WORK TO DO: Include the line containing "from bokeh.resources import INLINE" and all lines before it, repeated exactly from the listing below, without pictures.

RAW RECORDS:
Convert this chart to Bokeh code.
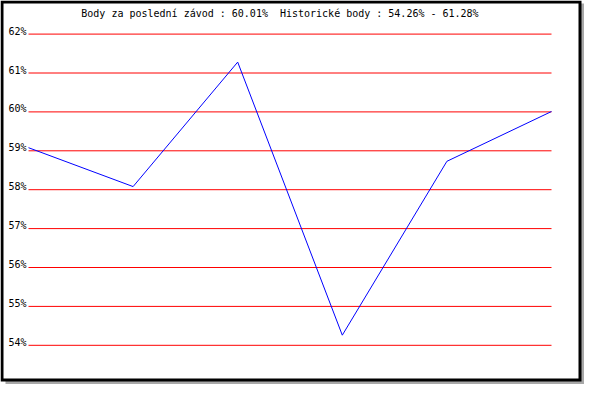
from bokeh.plotting import figure
from bokeh.models import Range1d
from bokeh.core.properties import value
from bokeh.embed import file_html
from bokeh.resources import INLINE

# ---- data ----
races = [1, 2, 3, 4, 5, 6]
points = [59.08, 58.08, 61.28, 54.26, 58.73, 60.01]
tick_values = [54, 55, 56, 57, 58, 59, 60, 61, 62]
tick_labels = ["54%", "55%", "56%", "57%", "58%", "59%", "60%", "61%", "62%"]
title_left = "Body za poslední závod : %.2f%%" % points[-1]
title_right = "Historické body : %.2f%% - %.2f%%" % (min(points), max(points))

# ---- layout (pixels) ----
W, H = 584, 384
X0_PX, X1_PX = 28.0, 551.0          # first / last race
YTOP_PX, YBOT_PX = 33.6, 344.8      # 62% / 54% lines
FONT = value("DejaVu Sans Mono")
CHAR_W = 6.02                       # DejaVu Sans Mono advance at 10px
TITLE_X, TITLE_Y = 80.8, 12.5

n = len(races)
xstep = (X1_PX - X0_PX) / (n - 1)
x_start = races[0] - X0_PX / xstep
x_end = races[-1] + (W - X1_PX) / xstep
vmax, vmin = tick_values[-1], tick_values[0]
ystep = (YBOT_PX - YTOP_PX) / (vmax - vmin)
y_end = vmax + YTOP_PX / ystep
y_start = vmax - (H - YTOP_PX) / ystep

p = figure(width=W, height=H, output_backend="svg", toolbar_location=None,
           x_range=Range1d(x_start, x_end), y_range=Range1d(y_start, y_end),
           x_axis_location=None, y_axis_location=None, min_border=0,
           background_fill_color="white", border_fill_color="white")
p.outline_line_color = None
p.grid.visible = False

p.extra_x_ranges["px"] = Range1d(0, W)
p.extra_y_ranges["px"] = Range1d(H, 0)

# shadow and frame
p.quad(left=[5], right=[W], top=[3], bottom=[H], fill_color="#a8a8a8",
       line_color=None, x_range_name="px", y_range_name="px")
p.quad(left=[1.5], right=[W - 4.5], top=[1.5], bottom=[H - 4.5],
       fill_color="white", line_color="black", line_width=3,
       line_join="miter", x_range_name="px", y_range_name="px")

# grid lines
p.segment(x0=[races[0]] * len(tick_values), x1=[races[-1]] * len(tick_values),
          y0=tick_values, y1=tick_values, line_color="#ff0000", line_width=1)

# data line
p.line(races, points, line_color="#0000ff", line_width=1)

# tick labels
p.text(x=[races[0]] * len(tick_values), y=tick_values, text=tick_labels,
       x_offset=-2, y_offset=-3, text_align="right", text_baseline="alphabetic",
       text_font=FONT, text_font_size="10px", text_color="black")

# title (two parts, separated by two character cells)
p.text(x=[TITLE_X, TITLE_X + (len(title_left) + 2) * CHAR_W], y=[TITLE_Y, TITLE_Y],
       text=[title_left, title_right], text_align="left",
       text_baseline="middle", text_font=FONT, text_font_size="10px",
       text_color="black", x_range_name="px", y_range_name="px")

open("out.html", "w").write(file_html(p, INLINE))
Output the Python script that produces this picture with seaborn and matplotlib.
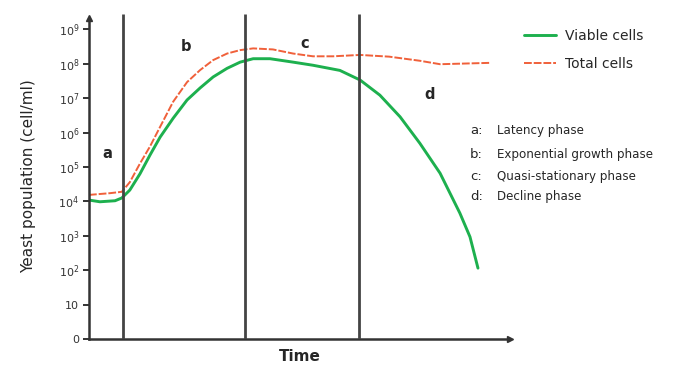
import numpy as np
import pandas as pd
import matplotlib
matplotlib.use('Agg')
import matplotlib.pyplot as plt
import seaborn as sns

# growth curve, time in arbitrary units, population as log10 exponent
viable_t = [0, 0.26, 0.62, 0.78, 0.97, 1.21, 1.45, 1.69, 2.0, 2.33, 2.64, 2.95, 3.28, 3.59,
            3.9, 4.3, 4.85, 5.32, 5.96, 6.44, 6.91, 7.39, 7.86, 8.34, 8.81, 9.05, 9.24]
viable_log = [4.04, 3.99, 4.02, 4.1, 4.33, 4.8, 5.35, 5.87, 6.42, 6.95, 7.3, 7.62, 7.87, 8.05,
              8.15, 8.15, 8.05, 7.96, 7.81, 7.53, 7.09, 6.46, 5.69, 4.82, 3.66, 2.97, 2.06]

total_t = [0, 0.5, 0.78, 0.97, 1.21, 1.45, 1.69, 2.0, 2.33, 2.64, 2.95, 3.28, 3.59, 3.9,
           4.37, 4.85, 5.32, 5.8, 6.44, 7.13, 7.86, 8.34, 9.54]
total_log = [4.19, 4.24, 4.28, 4.56, 5.1, 5.6, 6.17, 6.9, 7.47, 7.82, 8.11, 8.3, 8.4, 8.45,
             8.42, 8.3, 8.22, 8.22, 8.26, 8.21, 8.09, 7.99, 8.03]

phase_bounds = [0.81, 3.7, 6.41]
phase_letters = ['a', 'b', 'c', 'd']
phase_label_t = [0.43, 2.3, 5.12, 8.1]
phase_label_log = [5.4, 8.5, 8.6, 7.1]
phase_names = ['Latency phase', 'Exponential growth phase', 'Quasi-stationary phase', 'Decline phase']

ytick_vals = list(range(10))
ytick_labels = ['0', '10'] + [f'$10^{{{k}}}$' for k in range(2, 10)]

sns.set_style('white')
plt.rcParams['font.family'] = ['DejaVu Sans']

fig = plt.figure(figsize=(6.86, 3.70), dpi=100)
ax = fig.add_axes([0.1297, 0.0838, 0.6137, 0.883])

green = '#1db04e'
orange = '#f0603a'

viable = pd.DataFrame({'t': viable_t, 'log': viable_log})
total = pd.DataFrame({'t': total_t, 'log': total_log})

sns.lineplot(data=total, x='t', y='log', ax=ax, color=orange, lw=1.4,
             linestyle=(0, (4, 1)), label='Total cells', sort=False)
sns.lineplot(data=viable, x='t', y='log', ax=ax, color=green, lw=2.1,
             label='Viable cells', sort=False)

# phase separators
ax.vlines(phase_bounds, 0, 9.45, color='#444444', lw=2.0, zorder=3)

for letter, t, y in zip(phase_letters, phase_label_t, phase_label_log):
    ax.text(t, y, letter, fontsize=10.5, fontweight='bold', ha='center', va='center')

ax.set_xlim(0, 10)
ax.set_ylim(0, 9.5)

for side in ['top', 'right']:
    ax.spines[side].set_visible(False)
for side in ['left', 'bottom']:
    ax.spines[side].set_linewidth(1.8)
    ax.spines[side].set_color('#333333')
ax.spines['left'].set_bounds(0, 9.33)
ax.plot(10, 0, '>', color='#333333', ms=4, clip_on=False, zorder=5)
ax.plot(0, 9.33, '^', color='#333333', ms=4, clip_on=False, zorder=5)

ax.set_xticks([])
ax.set_yticks(ytick_vals)
ax.set_yticklabels(ytick_labels, fontsize=8, color='#333333')
ax.tick_params(axis='y', left=True, length=4, width=1.4, color='#333333', pad=3)

ax.set_xlabel('Time', fontsize=11, fontweight='bold', labelpad=7)
ax.set_ylabel('Yeast population (cell/ml)', fontsize=11, labelpad=16)

handles, labels = ax.get_legend_handles_labels()
order = [1, 0]
leg = ax.legend([handles[i] for i in order], [labels[i] for i in order],
                loc='upper left', bbox_to_anchor=(0.746, 0.955), bbox_transform=fig.transFigure,
                frameon=False, fontsize=10, handlelength=2.3, labelspacing=1.0, handletextpad=0.6)

phase_y = [0.646, 0.582, 0.522, 0.47]
for letter, name, y in zip(phase_letters, phase_names, phase_y):
    fig.text(0.685, y, f'{letter}:', fontsize=9.5, va='center', ha='left')
    fig.text(0.724, y, name, fontsize=8.6, va='center', ha='left')

fig.savefig('out.png', dpi=100)
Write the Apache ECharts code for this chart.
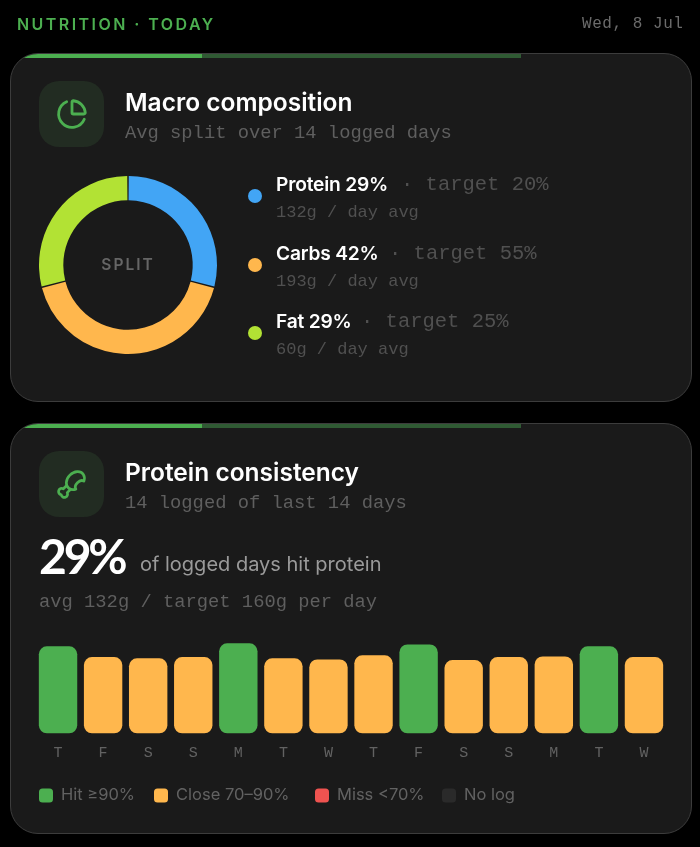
<!DOCTYPE html>
<html lang="en">
<head>
<meta charset="utf-8">
<title>Nutrition today</title>
<script src="https://cdn.jsdelivr.net/npm/echarts@6/dist/echarts.min.js"></script>
<style>
  html, body { margin: 0; padding: 0; background: #000; }
  body { position: relative; width: 700px; height: 847px; overflow: hidden; font-family: Inter, sans-serif; }
  .abs { position: absolute; white-space: nowrap; line-height: 1; will-change: transform; }
  .mono { font-family: "Liberation Mono", monospace; }
  .eyebrow { left: 17px; top: 16px; font-size: 16px; font-weight: 600; letter-spacing: 2.45px; color: #4caf50; }
  .date { right: 16px; top: 16px; font-size: 16px; letter-spacing: 0.55px; color: #6b6b6b; }
  .card { position: absolute; left: 10px; width: 682px; box-sizing: border-box; background: #1a1a1a;
          border: 1.5px solid #3c3c3c; border-radius: 28px; overflow: hidden; }
  .card-1 { top: 53px; height: 349px; }
  .card-2 { top: 423px; height: 411px; }
  .progress { position: absolute; left: -2px; top: -1.5px; height: 5px; }
  .progress.done { width: 193px; background: #4caf50; }
  .progress.rest { left: 191px; width: 319px; background: #2f5a33; }
  .icon { position: absolute; left: 39px; width: 65px; height: 66px; border-radius: 20px; background: #222c22;
          display: flex; align-items: center; justify-content: center; }
  .icon svg { fill: none; stroke: #4caf50; stroke-width: 2.1; stroke-linecap: round; stroke-linejoin: round; }
  .title { left: 125px; font-size: 24.5px; font-weight: 600; color: #fff; }
  .sub { left: 125px; font-size: 18.8px; color: #5f5f5f; }
  .dot { position: absolute; left: 248px; width: 14px; height: 14px; border-radius: 50%; }
  .macro { left: 276px; font-size: 19.2px; font-weight: 600; color: #fff; letter-spacing: -0.2px; }
  .target { font-size: 20.5px; color: #505050; }
  .grams { left: 276px; font-size: 17px; color: #505050; }
  .split { left: 127.5px; top: 257px; transform: translateX(-50%); font-size: 15.5px; font-weight: 600; letter-spacing: 2px; color: #666; }
  .big { left: 39px; top: 532px; font-family: Lato, sans-serif; font-size: 48px; font-weight: 700; color: #fff; letter-spacing: -3.2px; }
  .hit { left: 140px; top: 554px; font-size: 20px; color: #9a9a9a; }
  .avg { left: 39px; top: 593px; font-size: 18.8px; color: #5f5f5f; }
  #donut { position: absolute; left: 28px; top: 165px; width: 200px; height: 200px; }
  #bars { position: absolute; left: 0; top: 620px; width: 700px; height: 200px; }
</style>
</head>
<body>
<div class="abs eyebrow">NUTRITION · TODAY</div>
<div class="abs date mono">Wed, 8 Jul</div>

<div class="card card-1"><div class="progress done"></div><div class="progress rest"></div></div>
<div class="card card-2"><div class="progress done"></div><div class="progress rest"></div></div>

<div class="icon" style="top:81px">
  <svg width="32" height="32" viewBox="0 0 24 24"><path d="M21 12c.552 0 1.005-.449.95-.998a10 10 0 0 0-8.953-8.951c-.55-.055-.998.398-.998.95v8a1 1 0 0 0 1 1z"/><path d="M21.21 15.89A10 10 0 1 1 8 2.83"/></svg>
</div>
<div class="abs title" style="top:90px">Macro composition</div>
<div class="abs sub mono" style="top:124px">Avg split over 14 logged days</div>

<div id="donut"></div>
<div class="abs split">SPLIT</div>
<div id="macroList"></div>

<div class="icon" style="top:451px">
  <svg width="31" height="31" viewBox="0 0 24 24"><path d="M15.4 15.63a7.875 6 135 1 1 6.23-6.23 4.5 3.43 135 0 0-6.23 6.23"/><path d="m8.29 12.71-2.6 2.6a2.5 2.5 0 1 0-1.65 4.65A2.5 2.5 0 1 0 8.7 18.3l2.59-2.59"/></svg>
</div>
<div class="abs title" style="top:460px">Protein consistency</div>
<div class="abs sub mono" style="top:494px">14 logged of last 14 days</div>
<div class="abs big">29%</div>
<div class="abs hit">of logged days hit protein</div>
<div class="abs avg mono">avg 132g / target 160g per day</div>

<div id="bars"></div>

<script>
// Macro split
const macroNames = ['Protein', 'Carbs', 'Fat'];
const macroShares = [29, 42, 29];
const macroTargets = [20, 55, 25];
const macroGrams = [132, 193, 60];
const macroColors = ['#42a5f5', '#ffb74d', '#b2e234'];
const macroRowTops = [175, 244, 312];
const macroTargetLefts = [401.4, 389.4, 361.4];

// Daily protein log, grams per day
const dayLabels = ['T', 'F', 'S', 'S', 'M', 'T', 'W', 'T', 'F', 'S', 'S', 'M', 'T', 'W'];
const proteinGrams = [145, 127, 125, 127, 150, 125, 123, 130, 148, 122, 127, 128, 145, 127];
const proteinTarget = 160;

// Status bands as shares of the daily target
const statusNames = ['Hit ≥90%', 'Close 70–90%', 'Miss <70%', 'No log'];
const statusColors = ['#4caf50', '#ffb74d', '#ef5350', '#2a2a2a'];
const statusLegendLefts = [39, 154, 315, 442];

function statusOf(grams) {
  if (grams == null) return 3;
  const share = grams / proteinTarget;
  return share >= 0.9 ? 0 : share >= 0.7 ? 1 : 2;
}

// Text rows beside the donut
document.getElementById('macroList').innerHTML = macroNames.map((name, i) => `
  <div class="dot" style="top:${macroRowTops[i] + 14}px;background:${macroColors[i]}"></div>
  <div class="abs macro" style="top:${macroRowTops[i]}px">${name} ${macroShares[i]}%</div>
  <div class="abs target mono" style="left:${macroTargetLefts[i]}px;top:${macroRowTops[i]}px">· target ${macroTargets[i]}%</div>
  <div class="abs grams mono" style="top:${macroRowTops[i] + 29}px">${macroGrams[i]}g / day avg</div>`).join('');

echarts.init(document.getElementById('donut')).setOption({
  animation: false,
  series: [{
    type: 'pie',
    center: [100, 100],
    radius: [64.7, 89],
    startAngle: 90,
    padAngle: 1,
    silent: true,
    label: { show: false },
    labelLine: { show: false },
    data: macroNames.map((name, i) => ({
      name, value: macroShares[i], itemStyle: { color: macroColors[i] }
    }))
  }]
});

echarts.init(document.getElementById('bars')).setOption({
  animation: false,
  grid: { left: 35.5, width: 631, top: 17.3, height: 96 },
  // One legend per status so each entry sits at its own offset
  legend: statusNames.map((name, s) => ({
    left: statusLegendLefts[s], top: 167,
    padding: 0,
    itemWidth: 14, itemHeight: 14,
    icon: 'roundRect',
    selectedMode: false,
    textStyle: { color: '#626262', fontFamily: 'Inter, sans-serif', fontSize: 16.5, padding: [0, 0, 0, 3] },
    data: [name]
  })),
  xAxis: {
    type: 'category',
    data: dayLabels,
    axisLine: { show: false },
    axisTick: { show: false },
    axisLabel: {
      margin: 12, interval: 0, color: '#626262',
      fontFamily: '"Liberation Mono", monospace', fontSize: 15
    }
  },
  yAxis: { type: 'value', min: 0, max: proteinTarget, show: false },
  series: statusNames.map((name, s) => ({
    name,
    type: 'bar',
    stack: 'days',
    barWidth: 38.4,
    silent: true,
    itemStyle: { color: statusColors[s], borderRadius: 8 },
    data: proteinGrams.map(g => statusOf(g) === s ? g : null)
  }))
});
</script>
</body>
</html>
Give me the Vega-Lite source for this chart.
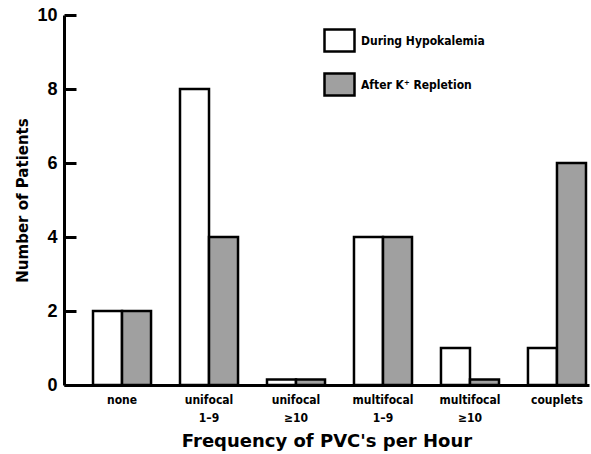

RESPONSE TO THE EXERCISE:
Convert this chart to Bokeh code.
from bokeh.plotting import figure
from bokeh.models import Range1d
from bokeh.core.properties import value
from bokeh.embed import file_html
from bokeh.resources import INLINE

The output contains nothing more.